Shelf Life

Our Shelf Life Blog features the latest recommendations chosen by library staff and volunteers.
Mon, 05/21/2018 - 11:56am
Cover to Lavinia by Ursula K. Le Guin

Lavinia of the blushing smiles and flaming hair merited only a few lines in the last books of Virgil’s Aeneid. That Lavinia was simply another lovely and dutiful princess to be married to the hero in accordance with the gods’ wishes. But Lavinia’s character is imagined and fully fleshed out by Hugo-winning writer Ursula K. Le Guin, transformed into a woman of strength and nobility in Lavinia.

Wed, 05/16/2018 - 8:37am
Cover to A Painted House by John Grisham

Rural 1950s Arkansas is the setting for John Grisham’s Southern thriller, A Painted House. It’s the beginning of a summer full of sweltering days, acres of cotton to pick, dangerous desire, and deadly secrets to keep.

Mon, 05/14/2018 - 7:38am
Cover to Mister Monday

Arthur Penhaligon, star of Garth Nix's Mister Monday, thinks he's a normal 7th grader who has enough problems to deal with, like starting a brand new school and controlling his asthma. After the first day of school, though, his life gets a lot weirder. During a serious asthma attack, while he's gasping for breath on the ground, he sees a strange man in a wheelchair appear in blinding light with an attendant. He thrusts a "blade" into Arthur's hands and mutters some strange things about a Will, the Key, and suitable Heir. Although it makes no sense to him at the time, Arthur has just been given an instrument of power called the Key and named the Heir to the Will by Mister Monday. Arthur's life will never be the same.

Fri, 05/11/2018 - 2:47am
If you like Little Women by Louisa May Alcott

This readalike is in response to a customer's book-match request. If you would like personalized reading recommendations, fill out the book-match form and a librarian will email suggested titles to you. Available for adults, teens, and kids. You can browse other book matches here.

Little Women by Louisa May Alcott
Chronicles the joys and sorrows of the four March sisters as they grow into young ladies in nineteenth-century New England.

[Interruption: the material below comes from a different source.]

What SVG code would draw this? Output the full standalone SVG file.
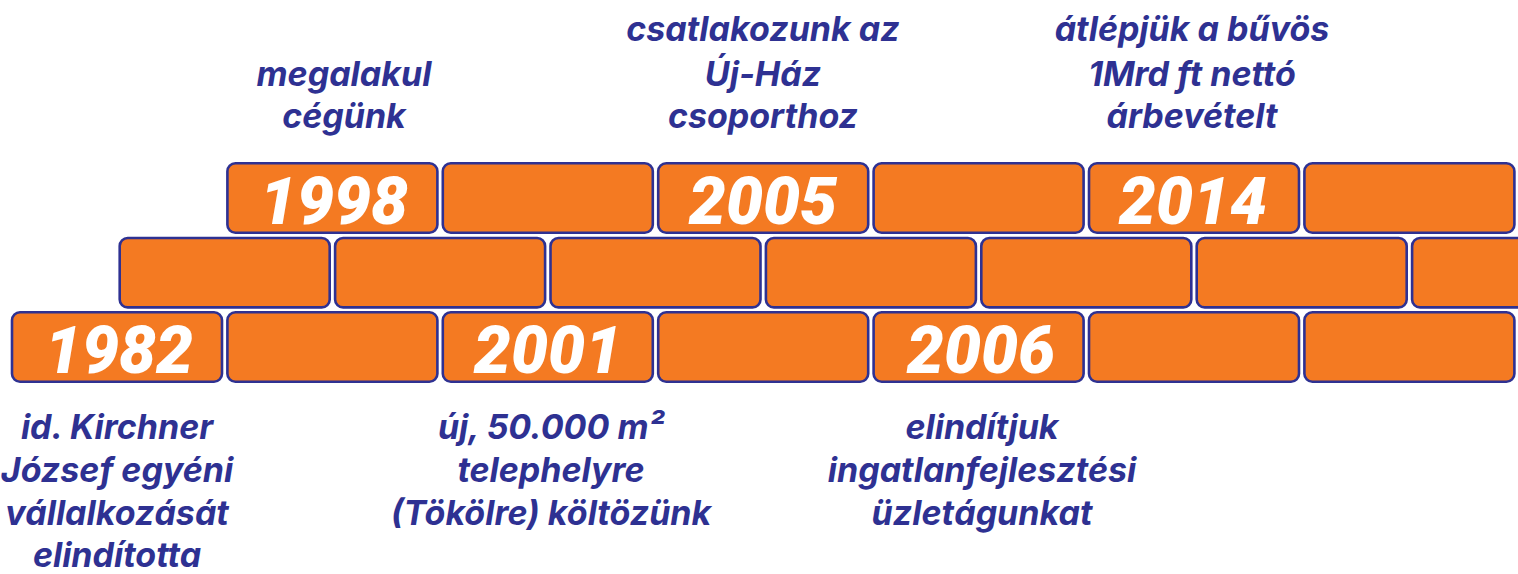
<svg xmlns="http://www.w3.org/2000/svg" width="1518" height="574" viewBox="0 0 1518 574">
<style>
.brick{fill:#F47A22;stroke:#2E3192;stroke-width:2.6}
.year{font-family:Roboto,"Liberation Sans",sans-serif;font-style:italic;font-weight:900;font-size:66px;fill:#FFFFFF;text-anchor:middle}
.cap{font-family:Inter,Roboto,"Liberation Sans",sans-serif;font-style:italic;font-weight:700;font-size:34px;fill:#2E3192;text-anchor:middle}
</style>
<rect width="1518" height="574" fill="#FFFFFF"/>
<g id="row-top">
<g id="b-1998"><rect class="brick" x="227.4" y="163.3" width="210" height="69.4" rx="8"/><text class="year" x="334" y="224">1998</text></g>
<g id="b-t2"><rect class="brick" x="442.8" y="163.3" width="210" height="69.4" rx="8"/></g>
<g id="b-2005"><rect class="brick" x="658.2" y="163.3" width="210" height="69.4" rx="8"/><text class="year" x="763" y="224">2005</text></g>
<g id="b-t4"><rect class="brick" x="873.6" y="163.3" width="210" height="69.4" rx="8"/></g>
<g id="b-2014"><rect class="brick" x="1089" y="163.3" width="210" height="69.4" rx="8"/><text class="year" x="1193" y="224">2014</text></g>
<g id="b-t6"><rect class="brick" x="1304.4" y="163.3" width="210" height="69.4" rx="8"/></g>
</g>
<g id="row-middle">
<g id="b-m1"><rect class="brick" x="119.7" y="238" width="210" height="69.4" rx="8"/></g>
<g id="b-m2"><rect class="brick" x="335.1" y="238" width="210" height="69.4" rx="8"/></g>
<g id="b-m3"><rect class="brick" x="550.5" y="238" width="210" height="69.4" rx="8"/></g>
<g id="b-m4"><rect class="brick" x="765.9" y="238" width="210" height="69.4" rx="8"/></g>
<g id="b-m5"><rect class="brick" x="981.3" y="238" width="210" height="69.4" rx="8"/></g>
<g id="b-m6"><rect class="brick" x="1196.7" y="238" width="210" height="69.4" rx="8"/></g>
<g id="b-m7"><rect class="brick" x="1412.1" y="238" width="210" height="69.4" rx="8"/></g>
</g>
<g id="row-bottom">
<g id="b-1982"><rect class="brick" x="12" y="312.3" width="210" height="69.4" rx="8"/><text class="year" x="119" y="373">1982</text></g>
<g id="b-b2"><rect class="brick" x="227.4" y="312.3" width="210" height="69.4" rx="8"/></g>
<g id="b-2001"><rect class="brick" x="442.8" y="312.3" width="210" height="69.4" rx="8"/><text class="year" x="548" y="373">2001</text></g>
<g id="b-b4"><rect class="brick" x="658.2" y="312.3" width="210" height="69.4" rx="8"/></g>
<g id="b-2006"><rect class="brick" x="873.6" y="312.3" width="210" height="69.4" rx="8"/><text class="year" x="981" y="373">2006</text></g>
<g id="b-b6"><rect class="brick" x="1089" y="312.3" width="210" height="69.4" rx="8"/></g>
<g id="b-b7"><rect class="brick" x="1304.4" y="312.3" width="210" height="69.4" rx="8"/></g>
</g>
<g id="cap-1998"><text class="cap" x="344" y="85.5">megalakul</text><text class="cap" x="344" y="128">cégünk</text></g>
<g id="cap-2005"><text class="cap" x="763" y="41">csatlakozunk az</text><text class="cap" x="763" y="85.5">Új-Ház</text><text class="cap" x="763" y="128">csoporthoz</text></g>
<g id="cap-2014"><text class="cap" x="1192" y="41">átlépjük a bűvös</text><text class="cap" x="1192" y="85.5">1Mrd ft nettó</text><text class="cap" x="1192" y="128">árbevételt</text></g>
<g id="cap-1982"><text class="cap" x="117" y="439">id. Kirchner</text><text class="cap" x="117" y="482">József egyéni</text><text class="cap" x="117" y="524.5">vállalkozását</text><text class="cap" x="117" y="567">elindította</text></g>
<g id="cap-2001"><text class="cap" x="551" y="439">új, 50.000 m²</text><text class="cap" x="551" y="482">telephelyre</text><text class="cap" x="551" y="524.5">(Tökölre) költözünk</text></g>
<g id="cap-2006"><text class="cap" x="982" y="439">elindítjuk</text><text class="cap" x="982" y="482">ingatlanfejlesztési</text><text class="cap" x="982" y="524.5">üzletágunkat</text></g>
</svg>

Little Women, Masterpiece BBC TV-Series (2018)
Loved by generations of women worldwide, Little Women is a truly universal coming of age story. Set against the backdrop of the Civil War, the story follows sisters Jo, Meg, Beth and Amy March on their journey from childhood to adulthood. With the help of their mother, Marmee, and while their father is away at war, the girls navigate what it means to be a young woman: from sibling rivalry and first love to loss and marriage. Based on the classic novel by Louisa May Alcott, this three-part adaptation from the award-winning creator of Call the Midwife Heidi Thomas will be directed by Vanessa Caswill. Premieres Sunday, May 13th, 2018 on MASTERPIECE! See the trailer below.

Check out these modern fictional book titles relating to young women's journeys from childhood to adulthood.

Wed, 05/09/2018 - 9:57am
Cover to Grendel by John Gardner

Lurking in the shadows of the Dark Ages is the howling form of Grendel. He is the monster of midnight, the bone-gnasher, the ardent hunter of warriors who strews their bones and howls his fury to the world as he wreaks havoc on the safety of civilization. No hall fire burning brightly, no line of armed men can keep him back when he desires destruction. 

But, as John Gardner tells of Grendel, this was not always so. For the bane of the Hrothgar’s hall has a soul much tormented by his desire for good and fellowship with the humans even as his demonic appearance frightens them into violent action. To them, he is a thing, and so he becomes what they believe him to be—an adversary whose fame has spanned the centuries.

Mon, 05/07/2018 - 10:07am
Cover to Oh No! (Or How My Science Project Destroyed the World) by Mac Barnett and illustrated by Dan Santat

A bright young girl runs through the chaos of demolished streets. Plumes of black smoke rise from the rubbled buildings. No one else is in sight. Oh No! (Or How My Science Project Destroyed the World) is a life lesson that everyone should receive: always take responsibility for your actions, particularly when they involve a ginormous hulking robot with the power to crush cars and shoot lasers every which way.

Usually, when my school science projects went wrong, it was more of a mild disappointment than anything else. My baking-soda-and-vinegar volcano did not erupt. I received a C- instead of a B+. These are minor hiccups when compared to our main character’s situation. Oh No! allows us to think about our own mistakes and say, “Well, it could have been worse…much, much worse.”